A l’occasion du 400ème anniversaire de la naissance de Molière (1622), cinq classes de première générale et technologique ont pu assister au spectacle de la pièce « Le malade imaginaire » interprété par Jean-Baptiste Giorni et Nathaniel Baker de la Compagnie l’Emergence.
Cette pièce fait partie des œuvres au programme des épreuves anticipées de français du baccalauréat, dans le cadre de l’objet d’étude : « Le théâtre du XVIIème au XXIème siècle » et du parcours associé : « Spectacle et Comédie ».

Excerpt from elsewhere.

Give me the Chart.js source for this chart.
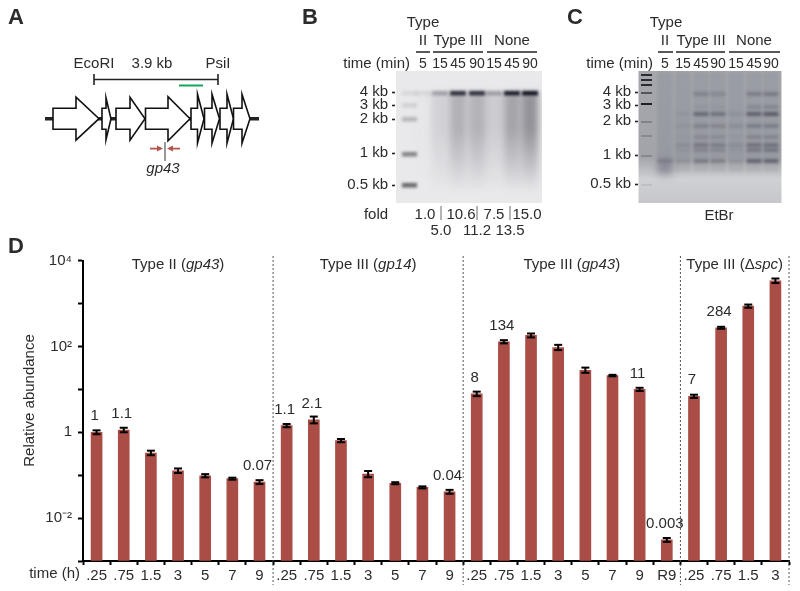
<!DOCTYPE html>
<html>
<head>
<meta charset="utf-8">
<script src="https://cdn.jsdelivr.net/npm/chart.js@4"></script>
<style>
html, body { margin: 0; padding: 0; background: #fff; }
canvas { display: block; }
</style>
</head>
<body>
<canvas id="grafico" width="800" height="591"></canvas>
<script>
// panel D data
const timeLabels = [".25", ".75", "1.5", "3", "5", "7", "9",
	".25", ".75", "1.5", "3", "5", "7", "9",
	".25", ".75", "1.5", "3", "5", "7", "9", "R9",
	".25", ".75", "1.5", "3"]
const abundance = [1, 1.13, 0.33, 0.127, 0.097, 0.083, 0.069,
	1.43, 1.94, 0.64, 0.106, 0.065, 0.052, 0.041,
	7.85, 129, 181, 95, 28, 21, 10, 0.0031,
	6.9, 273, 872, 3400]
const errorFactor = [1.11, 1.13, 1.13, 1.13, 1.09, 1.055, 1.11,
	1.09, 1.2, 1.09, 1.18, 1.055, 1.055, 1.11,
	1.13, 1.09, 1.11, 1.15, 1.15, 1.04, 1.09, 1.11,
	1.09, 1.055, 1.09, 1.13]
const groupSizes = [7, 7, 8, 4]
const groupNames = [
	[["Type II (", 0], ["gp43", 1], [")", 0]],
	[["Type III (", 0], ["gp14", 1], [")", 0]],
	[["Type III (", 0], ["gp43", 1], [")", 0]],
	[["Type III (\u0394", 0], ["spc", 1], [")", 0]],
]
const foldIndex = [0, 1, 6, 7, 8, 13, 14, 15, 20, 21, 22, 23]
const foldText = ["1", "1.1", "0.07", "1.1", "2.1", "0.04", "8", "134", "11", "0.003", "7", "284"]
const yTicks = [1e-3, 1e-2, 1e-1, 1, 10, 100, 1000, 10000]
const yTickText = { 0.01: "10\u207B\u00B2", 1: "1", 100: "10\u00B2", 10000: "10\u2074" }

// panel B / C data
const laneMinutes = ["5", "15", "45", "90", "15", "45", "90"]
const kbLabels = ["4 kb", "3 kb", "2 kb", "1 kb", "0.5 kb"]
const foldTop = ["1.0", "10.6", "7.5", "15.0"]
const foldBottom = ["5.0", "11.2", "13.5"]
const blotBand = [0.08, 0.3, 0.85, 0.85, 0.3, 0.95, 1]
const blotSmear = [0.01, 0.13, 0.33, 0.32, 0.16, 0.4, 0.5]
const blotLadder = [0.08, 0.12, 0.25, 0.5, 0.65]
const gelBands = [
	[0, 0, 0, 0, 0, 0, 0, 0.3],
	[0, 0, 0.06, 0.08, 0.03, 0.14, 0.06, 0.16],
	[0.25, 0.05, 0.5, 0.26, 0.18, 0.34, 0.22, 0.38],
	[0.2, 0.05, 0.42, 0.22, 0.15, 0.3, 0.2, 0.33],
	[0, 0, 0.1, 0.14, 0.03, 0.14, 0.06, 0.14],
	[0.3, 0.18, 0.6, 0.3, 0.22, 0.42, 0.34, 0.6],
	[0.34, 0.22, 0.65, 0.3, 0.22, 0.42, 0.38, 0.6],
]

const FONTE = "'Liberation Sans', Arial, sans-serif"
const TEXTO = "#2b2b2b"

function escreve(ctx, txt, x, y, align = "center", size = 15, style = "") {
	ctx.font = `${style} ${size}px ${FONTE}`
	ctx.fillStyle = TEXTO
	ctx.textAlign = align
	ctx.textBaseline = "middle"
	ctx.fillText(txt, x, y)
}

function linha(ctx, x1, y1, x2, y2, w = 1.5, cor = "#222") {
	ctx.strokeStyle = cor
	ctx.lineWidth = w
	ctx.beginPath()
	ctx.moveTo(x1, y1)
	ctx.lineTo(x2, y2)
	ctx.stroke()
}

// text with normal and italic pieces, centered on x
function escrevePartes(ctx, partes, x, y) {
	let total = 0
	for (const p of partes) {
		ctx.font = `${p[1] ? "italic" : ""} 15px ${FONTE}`
		total += ctx.measureText(p[0]).width
	}
	let cx = x - total / 2
	for (const p of partes) {
		escreve(ctx, p[0], cx, y, "left", 15, p[1] ? "italic" : "")
		cx += ctx.measureText(p[0]).width
	}
}

function seta(ctx, x, base, ponta, meio, alto) {
	ctx.beginPath()
	ctx.moveTo(x, meio - 10.5)
	ctx.lineTo(base, meio - 10.5)
	ctx.lineTo(base, meio - alto)
	ctx.lineTo(ponta, meio)
	ctx.lineTo(base, meio + alto)
	ctx.lineTo(base, meio + 10.5)
	ctx.lineTo(x, meio + 10.5)
	ctx.closePath()
	ctx.fillStyle = "#fff"
	ctx.fill()
	ctx.stroke()
}

function painelA(ctx) {
	escreve(ctx, "A", 8, 18, "left", 22, "bold")
	escreve(ctx, "EcoRI", 94, 64)
	escreve(ctx, "3.9 kb", 152, 64)
	escreve(ctx, "PsiI", 218, 64)
	linha(ctx, 94, 79.5, 218, 79.5, 1.6)
	linha(ctx, 94, 74, 94, 85, 1.6)
	linha(ctx, 218, 74, 218, 85, 1.6)
	linha(ctx, 179, 85.5, 203, 85.5, 2, "#12a85c")

	linha(ctx, 45, 118.7, 259, 118.7, 3.5, "#222")
	ctx.strokeStyle = "#111"
	ctx.lineWidth = 1.6
	ctx.lineJoin = "miter"
	seta(ctx, 53, 76, 99, 118.7, 21.5)
	seta(ctx, 102, 106, 111, 118.7, 21)
	seta(ctx, 116, 130, 145, 118.7, 21.5)
	seta(ctx, 145.5, 168, 190, 118.7, 22)
	seta(ctx, 191, 197.5, 204, 118.7, 24.5)
	seta(ctx, 204.5, 212, 219.5, 118.7, 24.5)
	seta(ctx, 220, 227, 233.5, 118.7, 24.5)
	seta(ctx, 233.5, 242, 250, 118.7, 24.5)

	linha(ctx, 165, 142, 165, 161, 1, "#333")
	linha(ctx, 150, 148.6, 161, 148.6, 1.8, "#b0574e")
	linha(ctx, 169, 148.6, 180, 148.6, 1.8, "#b0574e")
	ctx.fillStyle = "#b0574e"
	ctx.beginPath()
	ctx.moveTo(163, 148.6); ctx.lineTo(157, 145.6); ctx.lineTo(157, 151.6); ctx.closePath()
	ctx.moveTo(167, 148.6); ctx.lineTo(173, 145.6); ctx.lineTo(173, 151.6); ctx.closePath()
	ctx.fill()
	escreve(ctx, "gp43", 163, 169, "center", 15, "italic")
}

function cabecalho(ctx, letra, xLetra, lanes, xHoras, xTipo, traco) {
	escreve(ctx, letra, xLetra, 18, "left", 22, "bold")
	escreve(ctx, "Type", xTipo, 23)
	escreve(ctx, "II", lanes[0], 41)
	escreve(ctx, "Type III", lanes[2], 41)
	escreve(ctx, "None", lanes[5], 41)
	for (const t of traco) linha(ctx, t[0], 52, t[1], 52, 1.5)
	escreve(ctx, "time (min)", xHoras, 64, "right")
	lanes.forEach((x, i) => escreve(ctx, laneMinutes[i], x, 64, "center", 14))
}

function painelB(ctx) {
	const lanes = [423, 440, 458, 477, 494, 512, 530]
	cabecalho(ctx, "B", 302, lanes, 410, 423, [[416, 430], [433, 483], [487, 537]])

	ctx.save()
	ctx.beginPath()
	ctx.rect(396, 71, 146, 132)
	ctx.clip()
	ctx.fillStyle = "#e9e9ec"
	ctx.fillRect(396, 71, 146, 132)
	ctx.filter = "blur(3.5px)"
	lanes.forEach((x, i) => {
		const g = ctx.createLinearGradient(0, 95, 0, 192)
		g.addColorStop(0, `rgba(60,60,70,${blotSmear[i]})`)
		g.addColorStop(0.35, `rgba(60,60,70,${blotSmear[i]})`)
		g.addColorStop(0.7, `rgba(60,60,70,${blotSmear[i] * 0.5})`)
		g.addColorStop(1, "rgba(60,60,70,0)")
		ctx.fillStyle = g
		ctx.fillRect(x - 8.5, 93, 17, 100)
	})
	ctx.filter = "blur(1.5px)"
	lanes.forEach((x, i) => {
		ctx.fillStyle = `rgba(15,15,30,${blotBand[i]})`
		ctx.fillRect(x - 8, 91, 16, 4.5)
	})
	;[93, 105, 119, 154, 185].forEach((y, i) => {
		ctx.fillStyle = `rgba(30,30,35,${blotLadder[i]})`
		ctx.fillRect(402, y - 2, 15, 4.5)
	})
	ctx.restore()

	;[92, 105, 119, 153, 185].forEach((y, i) => {
		escreve(ctx, kbLabels[i], 388, y, "right")
		linha(ctx, 392, y + 0.5, 395, y + 0.5, 1.6)
	})
	escreve(ctx, "fold", 376, 215)
	;[425, 461, 494, 527].forEach((x, i) => escreve(ctx, foldTop[i], x, 215))
	;[441, 477, 510].forEach((x, i) => {
		escreve(ctx, foldBottom[i], x, 231)
		linha(ctx, x, 206, x, 220, 0.8, "#444")
	})
}

function painelC(ctx) {
	const lanes = [665, 683, 701, 718, 736, 754, 771]
	cabecalho(ctx, "C", 567, lanes, 653, 666, [[658, 673], [676, 725], [729, 780]])

	ctx.save()
	ctx.beginPath()
	ctx.rect(638.5, 71, 143, 132)
	ctx.clip()
	const fundo = ctx.createLinearGradient(0, 71, 0, 203)
	fundo.addColorStop(0, "#a5a7ad")
	fundo.addColorStop(0.65, "#a2a4aa")
	fundo.addColorStop(0.82, "#d0d1d4")
	fundo.addColorStop(1, "#c6c7cb")
	ctx.fillStyle = fundo
	ctx.fillRect(638, 71, 144, 132)

	ctx.filter = "blur(1.4px)"
	lanes.forEach((x, i) => {
		ctx.fillStyle = "rgba(70,72,85,0.1)"
		ctx.fillRect(x - 7.5, 72, 15, 100)
		gelBands[i].forEach((v, j) => {
			const y = [94, 107, 114, 126, 137, 145, 150, 161][j]
			ctx.fillStyle = `rgba(40,42,55,${v})`
			ctx.fillRect(x - 7.5, y - 1.7, 15, 3.4)
		})
	})
	ctx.filter = "blur(4px)"
	ctx.fillStyle = "rgba(110,110,125,0.55)"
	ctx.fillRect(658, 160, 14, 15)
	ctx.filter = "blur(0.5px)"
	;[[75, 0.9], [80, 0.9], [85, 0.9], [93, 0.6], [104, 1], [122, 0.25], [136, 0.2], [156, 0.2], [185, 0.08]].forEach((b) => {
		ctx.fillStyle = `rgba(30,30,40,${b[1]})`
		ctx.fillRect(641, b[0] - 1, 11, 2)
	})
	ctx.restore()

	;[92, 105, 121, 155, 184].forEach((y, i) => {
		escreve(ctx, kbLabels[i], 631, y, "right")
		linha(ctx, 635, y + 0.5, 638, y + 0.5, 1.6)
	})
	escreve(ctx, "EtBr", 719, 216)
}

const paineis = {
	id: "paineis",
	beforeDraw(chart) {
		const ctx = chart.ctx
		ctx.save()
		painelA(ctx)
		painelB(ctx)
		painelC(ctx)
		ctx.restore()
	},
	afterDraw(chart) {
		const ctx = chart.ctx
		const x = chart.scales.x
		const y = chart.scales.y
		const passo = x.getPixelForValue(1) - x.getPixelForValue(0)
		ctx.save()

		// error bars
		abundance.forEach((v, i) => {
			const px = x.getPixelForValue(i)
			const alto = y.getPixelForValue(v * errorFactor[i])
			const baixo = y.getPixelForValue(v / errorFactor[i])
			linha(ctx, px, alto, px, baixo, 2, "#000")
			linha(ctx, px - 4, alto, px + 4, alto, 2, "#000")
			linha(ctx, px - 4, baixo, px + 4, baixo, 2, "#000")
		})

		// fold labels over the bars
		foldIndex.forEach((idx, i) => {
			escreve(ctx, foldText[i], x.getPixelForValue(idx) - 2, y.getPixelForValue(abundance[idx]) - 16)
		})

		// group dividers and names
		let inicio = 0
		groupSizes.forEach((n, g) => {
			const fim = inicio + n
			const xFim = x.getPixelForValue(fim - 1) + passo / 2
			const xIni = x.getPixelForValue(inicio) - passo / 2
			ctx.setLineDash([2, 2])
			linha(ctx, xFim, 256, xFim, 585, 0.9, "#444")
			ctx.setLineDash([])
			escrevePartes(ctx, groupNames[g], (xIni + xFim) / 2, 265)
			inicio = fim
		})

		escreve(ctx, "D", 8, 247, "left", 22, "bold")
		escreve(ctx, "time (h)", 80, 574, "right")
		ctx.translate(30, 400.5)
		ctx.rotate(-Math.PI / 2)
		escreve(ctx, "Relative abundance", 0, 0)
		ctx.restore()
	},
}

new Chart(document.getElementById("grafico"), {
	type: "bar",
	data: {
		labels: timeLabels,
		datasets: [{
			data: abundance,
			backgroundColor: "#a94d46",
			barThickness: 11,
			base: 1e-3,
		}],
	},
	plugins: [paineis],
	options: {
		responsive: false,
		animation: false,
		events: [],
		layout: { padding: { left: 0, top: 260.7, right: 11, bottom: 0 } },
		plugins: { legend: { display: false }, tooltip: { enabled: false } },
		scales: {
			x: {
				offset: true,
				afterFit: (s) => { s.height = 30 },
				border: { color: "#000", width: 2 },
				grid: { offset: true, drawOnChartArea: false, tickLength: 4, tickWidth: 2, tickColor: "#000" },
				ticks: {
					autoSkip: false,
					maxRotation: 0,
					padding: 2,
					color: TEXTO,
					font: { family: FONTE, size: 15 },
				},
			},
			y: {
				type: "logarithmic",
				min: 1e-3,
				max: 1e4,
				afterFit: (s) => { s.width = 83 },
				afterBuildTicks: (s) => { s.ticks = yTicks.map((v) => ({ value: v, major: true })) },
				border: { color: "#000", width: 2 },
				grid: { drawOnChartArea: false, tickLength: 5, tickWidth: 2, tickColor: "#000" },
				ticks: {
					autoSkip: false,
					padding: 6,
					color: TEXTO,
					font: { family: FONTE, size: 15 },
					callback: (v) => yTickText[v] || "",
				},
			},
		},
	},
})
</script>
</body>
</html>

Durant deux sessions de deux heures et devant un public de près de 180 élèves et leurs enseignants de lettres, les deux jeunes comédiens ont réalisé un véritable exploit : condenser la pièce en trois actes de Molière en un spectacle réduit mais qui contient l’essentiel et donne envie d’en faire une lecture complète !
Toute la pièce tourne autour du personnage d’Argan, le « malade imaginaire », éponyme. Il est veuf et a épousé en secondes noces Béline, qui simule des soins attentionnés, mais n’attend en réalité que la mort de son mari pour hériter. Pour les tirer d’affaire, Toinette recommande à Argan de faire le mort.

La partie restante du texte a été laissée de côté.